> Task to complete
Write out all the entries word for word, but skip any images.
--- BEGIN Entries provided ---
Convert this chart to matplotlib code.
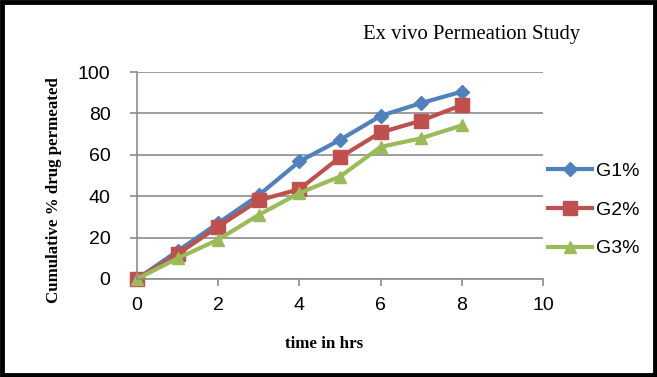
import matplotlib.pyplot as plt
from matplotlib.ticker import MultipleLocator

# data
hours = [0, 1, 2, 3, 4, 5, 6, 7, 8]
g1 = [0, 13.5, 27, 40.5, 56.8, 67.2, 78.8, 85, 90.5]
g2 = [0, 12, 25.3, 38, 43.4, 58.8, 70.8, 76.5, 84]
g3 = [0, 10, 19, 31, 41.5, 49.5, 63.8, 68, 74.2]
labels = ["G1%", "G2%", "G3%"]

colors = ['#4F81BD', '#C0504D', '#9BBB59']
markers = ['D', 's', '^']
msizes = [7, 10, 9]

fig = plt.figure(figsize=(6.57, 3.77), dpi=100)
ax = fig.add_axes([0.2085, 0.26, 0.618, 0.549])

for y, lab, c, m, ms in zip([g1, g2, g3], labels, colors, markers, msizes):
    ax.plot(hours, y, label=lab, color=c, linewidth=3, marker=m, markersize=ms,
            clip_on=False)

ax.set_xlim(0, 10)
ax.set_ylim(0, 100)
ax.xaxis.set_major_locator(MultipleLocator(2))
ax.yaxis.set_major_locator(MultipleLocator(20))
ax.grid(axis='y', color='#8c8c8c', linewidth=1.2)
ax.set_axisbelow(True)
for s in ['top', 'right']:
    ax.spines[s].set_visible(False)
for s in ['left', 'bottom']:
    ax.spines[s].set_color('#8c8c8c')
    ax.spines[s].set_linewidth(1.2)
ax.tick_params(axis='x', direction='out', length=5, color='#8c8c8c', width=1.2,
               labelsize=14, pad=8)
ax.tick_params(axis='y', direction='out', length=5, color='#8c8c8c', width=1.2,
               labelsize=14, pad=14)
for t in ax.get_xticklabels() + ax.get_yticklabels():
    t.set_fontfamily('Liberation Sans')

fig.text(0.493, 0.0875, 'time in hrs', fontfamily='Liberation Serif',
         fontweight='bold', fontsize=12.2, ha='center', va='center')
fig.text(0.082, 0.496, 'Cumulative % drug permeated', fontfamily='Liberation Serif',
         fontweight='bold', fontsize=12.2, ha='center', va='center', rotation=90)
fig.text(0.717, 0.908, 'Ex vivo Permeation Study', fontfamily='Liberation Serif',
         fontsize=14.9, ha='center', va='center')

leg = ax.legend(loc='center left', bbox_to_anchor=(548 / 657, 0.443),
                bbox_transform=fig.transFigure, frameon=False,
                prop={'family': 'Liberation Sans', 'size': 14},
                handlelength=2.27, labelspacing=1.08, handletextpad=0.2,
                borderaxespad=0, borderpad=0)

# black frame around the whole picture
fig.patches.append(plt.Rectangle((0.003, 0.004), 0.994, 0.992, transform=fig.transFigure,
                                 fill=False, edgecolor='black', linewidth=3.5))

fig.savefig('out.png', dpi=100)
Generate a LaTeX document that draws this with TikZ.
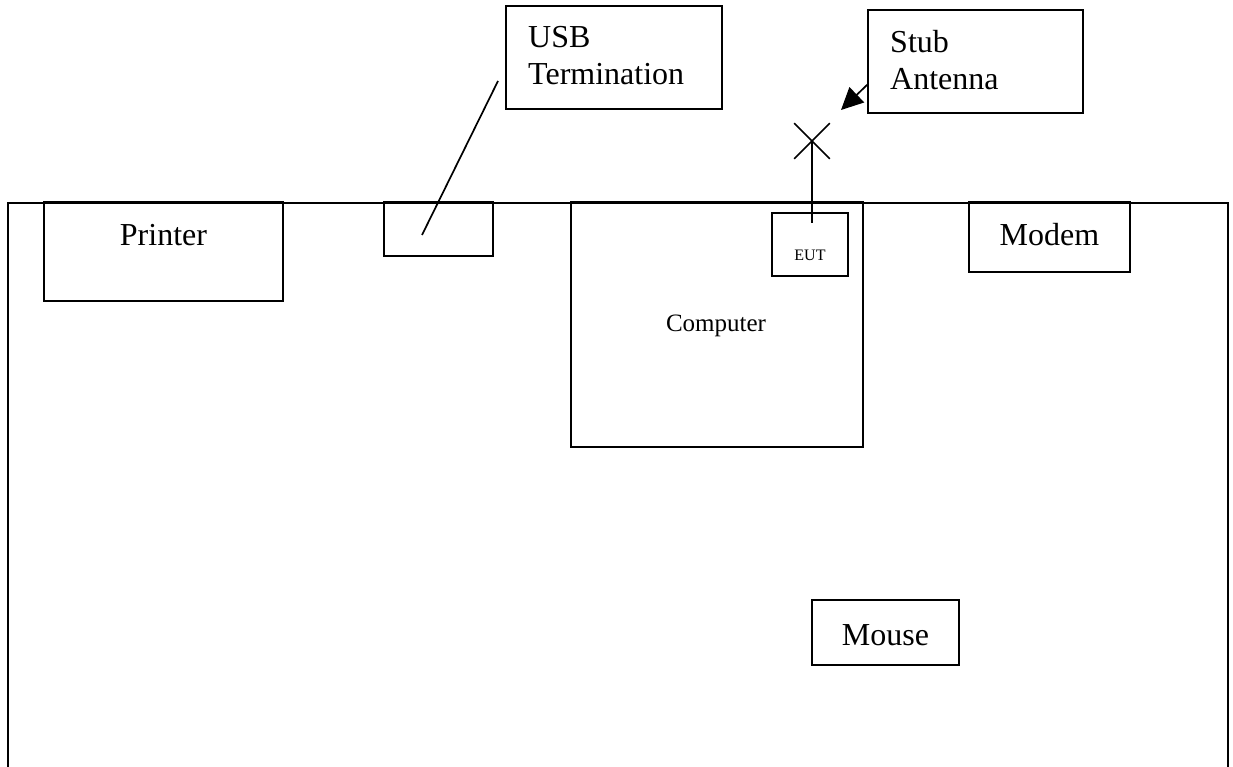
--- END Entries provided ---
> Expected answer
Convert this chart to matplotlib code.
import matplotlib.pyplot as plt
from matplotlib.ticker import MultipleLocator

# data
hours = [0, 1, 2, 3, 4, 5, 6, 7, 8]
g1 = [0, 13.5, 27, 40.5, 56.8, 67.2, 78.8, 85, 90.5]
g2 = [0, 12, 25.3, 38, 43.4, 58.8, 70.8, 76.5, 84]
g3 = [0, 10, 19, 31, 41.5, 49.5, 63.8, 68, 74.2]
labels = ["G1%", "G2%", "G3%"]

colors = ['#4F81BD', '#C0504D', '#9BBB59']
markers = ['D', 's', '^']
msizes = [7, 10, 9]

fig = plt.figure(figsize=(6.57, 3.77), dpi=100)
ax = fig.add_axes([0.2085, 0.26, 0.618, 0.549])

for y, lab, c, m, ms in zip([g1, g2, g3], labels, colors, markers, msizes):
    ax.plot(hours, y, label=lab, color=c, linewidth=3, marker=m, markersize=ms,
            clip_on=False)

ax.set_xlim(0, 10)
ax.set_ylim(0, 100)
ax.xaxis.set_major_locator(MultipleLocator(2))
ax.yaxis.set_major_locator(MultipleLocator(20))
ax.grid(axis='y', color='#8c8c8c', linewidth=1.2)
ax.set_axisbelow(True)
for s in ['top', 'right']:
    ax.spines[s].set_visible(False)
for s in ['left', 'bottom']:
    ax.spines[s].set_color('#8c8c8c')
    ax.spines[s].set_linewidth(1.2)
ax.tick_params(axis='x', direction='out', length=5, color='#8c8c8c', width=1.2,
               labelsize=14, pad=8)
ax.tick_params(axis='y', direction='out', length=5, color='#8c8c8c', width=1.2,
               labelsize=14, pad=14)
for t in ax.get_xticklabels() + ax.get_yticklabels():
    t.set_fontfamily('Liberation Sans')

fig.text(0.493, 0.0875, 'time in hrs', fontfamily='Liberation Serif',
         fontweight='bold', fontsize=12.2, ha='center', va='center')
fig.text(0.082, 0.496, 'Cumulative % drug permeated', fontfamily='Liberation Serif',
         fontweight='bold', fontsize=12.2, ha='center', va='center', rotation=90)
fig.text(0.717, 0.908, 'Ex vivo Permeation Study', fontfamily='Liberation Serif',
         fontsize=14.9, ha='center', va='center')

leg = ax.legend(loc='center left', bbox_to_anchor=(548 / 657, 0.443),
                bbox_transform=fig.transFigure, frameon=False,
                prop={'family': 'Liberation Sans', 'size': 14},
                handlelength=2.27, labelspacing=1.08, handletextpad=0.2,
                borderaxespad=0, borderpad=0)

# black frame around the whole picture
fig.patches.append(plt.Rectangle((0.003, 0.004), 0.994, 0.992, transform=fig.transFigure,
                                 fill=False, edgecolor='black', linewidth=3.5))

fig.savefig('out.png', dpi=100)
Generate a LaTeX document that draws this with TikZ.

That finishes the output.